Mayor Michael R. Bloomberg opened a new front in his antismoking campaign last week when he proposed new legislation that would require stores to keep tobacco products out of sight, making New York the first city in the nation to do so.
Its companion bill, however, has the potential to be just as groundbreaking, experts on tobacco control said. Along with strengthening the penalties on retailers that evade tobacco taxes, the second bill establishes a minimum price for cigarettes and cigarillos, or little cigars, of $10.50 a pack, the first time such a strategy has been used to combat smoking. The bill also prohibits retailers from redeeming coupons or offering other discounts, like two-for-one deals.
“This is kind of a landmark set of proposals here,” said Kurt Ribisl, a professor of public health at the University of North Carolina, Chapel Hill, whose research on tobacco control influenced Mr. Bloomberg’s proposal. “For someone like me, who’s spent 18 years studying point-of-sale issues, this is kind of big.”
Dr. Ribisl studies what happens at the retail counter, where a customer at a typical convenience store sees a colorful array of signs, packaging and “shelf talkers” — the small tags that flutter from shelves — promoting two-for-one, dollar-off and other types of deals.
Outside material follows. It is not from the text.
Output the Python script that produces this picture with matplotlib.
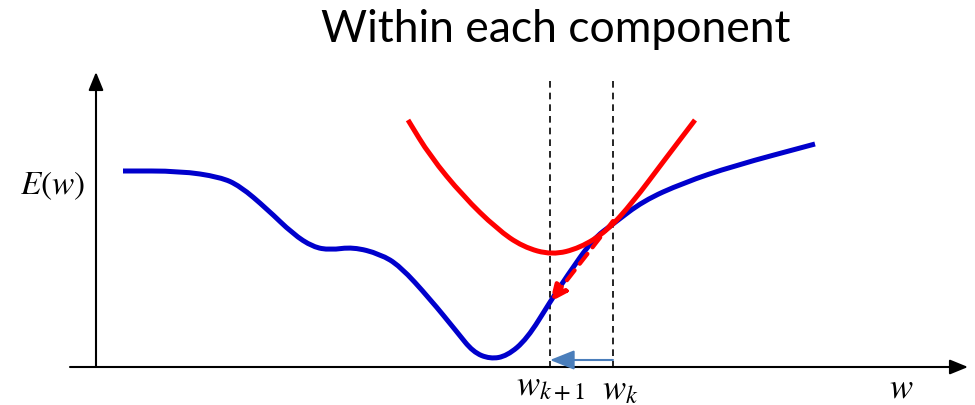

According to a Federal Trade Commission report issued last year, the tobacco industry spent $6.5 billion on discounts in 2010, and Dr. Ribisl said they are one of the major ways cigarette makers encourage price-conscious customers like teenagers and low-income smokers to buy.
New York’s price-regulation bill would, in effect, close off the remaining means of access to cheap cigarettes and little cigars, which make it easier for teenagers to experiment with smoking, and progress to smoking regularly, said Brett Loomis, a researcher at RTI International, a nonprofit institute that offers research and technical services to governments and businesses.
City and state taxes already add $5.85 to the cost of every pack, the highest cigarette taxes in the country. About half of all states, including New York, also require wholesalers and retailers to mark the price of cigarettes up by a certain percentage. The laws were generally intended to protect business in small stores by preventing large chains from selling cigarettes below cost, as so-called loss leaders, which draw in customers.
Mr. Bloomberg’s proposal, which will be taken up by the City Council, goes beyond those laws by specifying a minimum price. The health department said $10.50 was the median price of the lowest-priced packs in more than 300 city stores. That, and the prohibition on coupons or discounts, will “thwart the tobacco companies’ ability to prey on low-income and minority smokers,” Dr. Ribisl said.
David Sutton, a spokesman for Altria, parent company of Philip Morris USA, said the city should focus on eradicating the illegal cigarette trade, rather than further restricting retailers, who are already required to perform age checks on customers.
“Piling on additional regulations designed to get at youth access when the sales compliance rate at licensed retailers is very, very high already — we just don’t think that’s the right approach,” Mr. Sutton said.
As for the ban on discounts, Mr. Bloomberg, who is accustomed to setting an example for other municipalities in public-health initiatives, from smoking bans to calorie counts, may have looked to Providence, R.I., which passed an ordinance forbidding retailers from honoring coupons and discounts last January.
Tobacco companies sued, but the federal district judge ruled for Providence, which defended its right to regulate sales and prices within the city. Though the tobacco companies have appealed, the ban went into effect on Jan. 3. Mr. Bloomberg’s tobacco-control bills are also almost certain to be challenged in court.
“We felt that these coupons and multipack discounts were a loophole,” said Providence’s mayor, Angel Taveras, “and we felt it was important to close this loophole, especially because it was a matter of life and death. We anticipated getting sued, but it was worth the fight.”
As for Mr. Bloomberg’s announcement, Mr. Taveras said he wished his crusading counterpart all the best.
“I’m not sure that he needs any advice from me,” he said.